The WTO also covers trade in services, whereas GATT only covered trade in goods.
The WTO's rules make it hard for a country to favour their own industry over imports from other countries. Also, the WTO rules do not allow a country to favour the imports of one country over those from another.
The WTO argues that the growth of trade between countries increases the wealth of everyone. Trade allows the production of goods and services by those who are most efficient, thus maximising their availability at the best price.
The growth of trade is helped by the lowering of barriers, such as tariffs and import quotas, which is the object of WTO agreements.
The International Monetary Fund (IMF) was established in the wake of the World War II in 1946 to:.
promote international cooperation on finance, .
encourage stability in exchange rates and orderly systems for exchanging money between countries .
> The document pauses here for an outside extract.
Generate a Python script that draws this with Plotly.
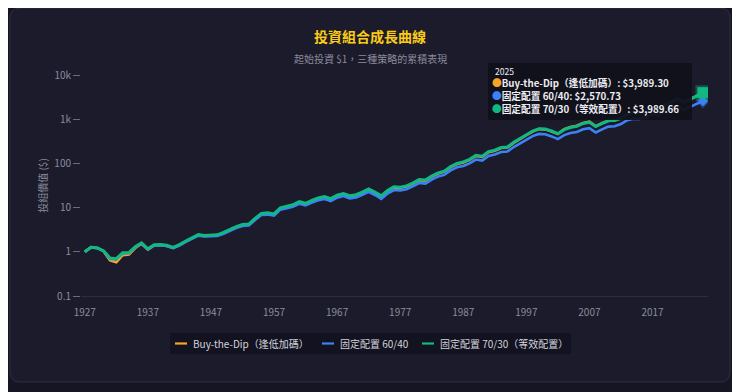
import plotly.graph_objects as go

years = list(range(1927, 2026))

btd = [1.00, 1.27, 1.22, 1.02, 0.64, 0.58, 0.84, 0.87, 1.22, 1.52,
       1.12, 1.40, 1.42, 1.36, 1.23, 1.41, 1.70, 1.99, 2.38, 2.28,
       2.31, 2.35, 2.67, 3.15, 3.59, 4.03, 4.12, 5.53, 7.18, 7.37,
       6.98, 9.60, 10.5, 11.3, 13.2, 12.1, 14.2, 16.1, 17.3, 15.5,
       18.6, 20.2, 18.0, 19.0, 21.7, 25.7, 21.8, 17.9, 23.8, 28.6,
       28.1, 30.1, 34.9, 41.7, 40.7, 50.4, 59.2, 65.0, 82.5, 97.0,
       104.8, 120.3, 147.4, 140.7, 179.5, 194.0, 223.1, 228.0, 291.0, 349.0,
       437.0, 526.0, 596.0, 590.0, 535.0, 470.0, 592.0, 668.0, 712.0, 822.0,
       876.0, 692.0, 808.0, 925.0, 942.0, 1050, 1300, 1420, 1400, 1520,
       1800, 1720, 2120, 2450, 2900, 2400, 2900, 3350, 3989.30]

fixed_6040 = [1.00, 1.25, 1.21, 1.04, 0.69, 0.67, 0.91, 0.93, 1.26, 1.55,
              1.13, 1.40, 1.41, 1.35, 1.21, 1.39, 1.67, 1.95, 2.32, 2.22,
              2.24, 2.27, 2.57, 3.03, 3.44, 3.84, 3.93, 5.25, 6.78, 6.95,
              6.58, 9.00, 9.78, 10.5, 12.2, 11.2, 13.0, 14.7, 15.7, 14.1,
              16.8, 18.2, 16.2, 17.0, 19.4, 22.8, 19.3, 15.8, 20.8, 25.0,
              24.5, 26.1, 30.2, 35.9, 35.0, 43.1, 50.3, 55.0, 69.5, 81.5,
              87.7, 100.2, 122.0, 116.0, 147.5, 158.8, 181.8, 185.0, 235.0, 280.0,
              348.0, 415.0, 465.0, 455.0, 408.0, 355.0, 436.0, 487.0, 515.0, 594.0,
              628.0, 500.0, 590.0, 680.0, 693.0, 775.0, 950.0, 1030.0, 1015.0, 1095.0,
              1290.0, 1220.0, 1490.0, 1700.0, 1990.0, 1630.0, 1940.0, 2220.0, 2570.73]

fixed_7030 = [1.00, 1.27, 1.22, 1.05, 0.72, 0.70, 0.95, 0.96, 1.30, 1.60,
              1.17, 1.45, 1.46, 1.40, 1.26, 1.45, 1.75, 2.05, 2.45, 2.35,
              2.38, 2.42, 2.75, 3.25, 3.70, 4.15, 4.25, 5.70, 7.40, 7.60,
              7.20, 9.90, 10.8, 11.6, 13.6, 12.5, 14.6, 16.6, 17.8, 16.0,
              19.2, 20.8, 18.6, 19.6, 22.4, 26.5, 22.5, 18.5, 24.5, 29.5,
              29.0, 31.0, 36.0, 43.0, 42.0, 52.0, 61.0, 67.0, 85.0, 100.0,
              108.0, 124.0, 152.0, 145.0, 185.0, 200.0, 230.0, 235.0, 300.0, 360.0,
              450.0, 540.0, 610.0, 600.0, 540.0, 470.0, 580.0, 650.0, 690.0, 800.0,
              850.0, 680.0, 800.0, 920.0, 940.0, 1050.0, 1300.0, 1420.0, 1400.0, 1520.0,
              1800.0, 1720.0, 2120.0, 2450.0, 2900.0, 2400.0, 2900.0, 3350.0, 3989.66]

names = ["Buy-the-Dip（逢低加碼）", "固定配置 60/40", "固定配置 70/30（等效配置）"]
colors = ["#f5a623", "#3b82f6", "#10b981"]
series = [btd, fixed_6040, fixed_7030]

y_tickvals = [0.1, 1, 10, 100, 1000, 10000]
y_ticktext = ["0.1", "1", "10", "100", "1k", "10k"]
x_tickvals = list(range(1927, 2026, 10))

FONT = "Noto Sans CJK TC, Noto Sans, sans-serif"
OUTER_BG = "#151523"
CARD_BG = "#1b1b2c"

# page has an 8px body offset: work in reference pixels, shifted by OFF
OFF = 8
W, H = 740, 392
ML, MT = 81 - OFF, 75 - OFF
PW, PH = 627, 221
MR, MB = W - ML - PW, H - MT - PH


def px(x):
    return (x - OFF - ML) / PW


def py(y):
    return (MT + PH - (y - OFF)) / PH


fig = go.Figure()
for name, color, vals, width in zip(names, colors, series, [2.6, 2.6, 3.0]):
    fig.add_trace(go.Scatter(
        x=years, y=vals, name=name, mode="lines", showlegend=False,
        line=dict(color=color, width=width),
    ))

# hover-highlight markers at the last year
fig.add_trace(go.Scatter(
    x=[years[-1]], y=[fixed_6040[-1]], mode="markers", showlegend=False,
    marker=dict(symbol="diamond", size=8, color=colors[1],
                line=dict(color="rgba(59,130,246,0.35)", width=3)),
))
fig.add_trace(go.Scatter(
    x=[years[-1]], y=[fixed_7030[-1]], mode="markers", showlegend=False,
    marker=dict(symbol="square", size=11, color=colors[2],
                line=dict(color="rgba(16,185,129,0.35)", width=4)),
))

# card background with rounded corners
x0, x1 = px(10), px(730)
y0, y1 = py(382), py(8)
rx, ry = 10 / PW, 10 / PH
path = (f"M {x0+rx},{y1} L {x1-rx},{y1} Q {x1},{y1} {x1},{y1-ry} "
        f"L {x1},{y0+ry} Q {x1},{y0} {x1-rx},{y0} L {x0+rx},{y0} "
        f"Q {x0},{y0} {x0},{y0+ry} L {x0},{y1-ry} Q {x0},{y1} {x0+rx},{y1} Z")
fig.add_shape(type="path", path=path, xref="paper", yref="paper",
              fillcolor=CARD_BG, line=dict(color="#2e2f40", width=1), layer="below")

# title & subtitle
fig.add_annotation(text="<b>投資組合成長曲線</b>", x=px(370), xref="paper",
                   y=py(36), yref="paper", showarrow=False, xanchor="center", yanchor="middle",
                   font=dict(family=FONT, size=14, color="#facc15"))
fig.add_annotation(text="起始投資 $1，三種策略的累積表現", x=px(370), xref="paper",
                   y=py(58), yref="paper", showarrow=False, xanchor="center", yanchor="middle",
                   font=dict(family=FONT, size=10, color="#8b8b9b"))

# tooltip (hover label reproduction): box + lines
fig.add_shape(type="rect", xref="paper", yref="paper",
              x0=px(488), x1=px(692), y0=py(120), y1=py(63),
              fillcolor="rgba(17,17,27,0.95)", line=dict(width=0), layer="above")
fig.add_annotation(text=str(years[-1]), x=px(494), xref="paper", y=py(71), yref="paper",
                   xanchor="left", yanchor="middle", showarrow=False, borderpad=0,
                   font=dict(family=FONT, size=8.5, color="#ececf2"))
tip_vals = [btd[-1], fixed_6040[-1], fixed_7030[-1]]
for i, (name, color, v) in enumerate(zip(names, colors, tip_vals)):
    yy = 83 + 13 * i
    fig.add_annotation(
        text=f"<span style='color:{color}'>●</span><b>{name}: ${v:,.2f}</b>",
        x=px(491), xref="paper", y=py(yy), yref="paper", xanchor="left", yanchor="middle",
        showarrow=False, borderpad=0,
        font=dict(family=FONT, size=9.7, color="#ececf2"))

# legend (box, short line swatches, labels)
fig.add_shape(type="rect", xref="paper", yref="paper",
              x0=px(170), x1=px(571), y0=py(354), y1=py(333),
              fillcolor="#121220", line=dict(width=0), layer="below")
leg_sym = [(175, 187), (322, 334), (422, 434)]
leg_txt = [191, 338, 438]
for (sx0, sx1), tx, name, color in zip(leg_sym, leg_txt, names, colors):
    fig.add_shape(type="line", xref="paper", yref="paper",
                  x0=px(sx0), x1=px(sx1), y0=py(343.5), y1=py(343.5),
                  line=dict(color=color, width=2.2))
    fig.add_annotation(text=name, x=px(tx), xref="paper", y=py(343.5), yref="paper",
                       xanchor="left", yanchor="middle", showarrow=False,
                       font=dict(family=FONT, size=10, color="#d4d4dc"))

fig.update_layout(
    width=W, height=H,
    margin=dict(l=ML, r=MR, t=MT, b=MB),
    paper_bgcolor=OUTER_BG,
    plot_bgcolor="rgba(0,0,0,0)",
    font=dict(family=FONT, size=10, color="#8b8b9b"),
    showlegend=False,
    xaxis=dict(range=[1926.4, 2025.8], tickvals=x_tickvals, showgrid=False, zeroline=False,
               showline=True, linecolor="#2c2d3e", linewidth=1,
               ticks="outside", ticklen=7, tickcolor="rgba(0,0,0,0)",
               tickfont=dict(size=10, color="#8b8b9b")),
    yaxis=dict(type="log", range=[-1, 4], tickvals=y_tickvals, ticktext=y_ticktext,
               showgrid=False, zeroline=False, ticks="outside", ticklen=7,
               tickcolor="#6b6b7c", tickfont=dict(size=10, color="#8b8b9b"),
               title=dict(text="投組價值 ($)", font=dict(size=10, color="#8b8b9b"), standoff=4)),
)

fig.write_html("out.html")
providing temporary assistance for countries suffering balance of payments problems .
The IMF frequently seeks institutional reform in the countries to which it provides temporary financial assistance. Like the WTO, the IMF believes that world prosperity is enhanced by greater exchange between nations and that this is made possible by everyone agreeing to abide by rules. The IMF has 182 member countries.
The World Bank provides loans to poor countries for development projects. The bank provides loans for investment projects, such as water and sanitation, natural resource management education and health. It also lends for what it calls adjustment projects, which are to support governments undertaking policy reforms, such as improved public sector management.
Established at the conclusion of the Second World War, the United Nations has become a promoter of globalisation, arguing that individual states have a dual role with responsibilities to both their own citizens and to the world society as a whole. The United Nations says the broader global responsibility requires international institutions.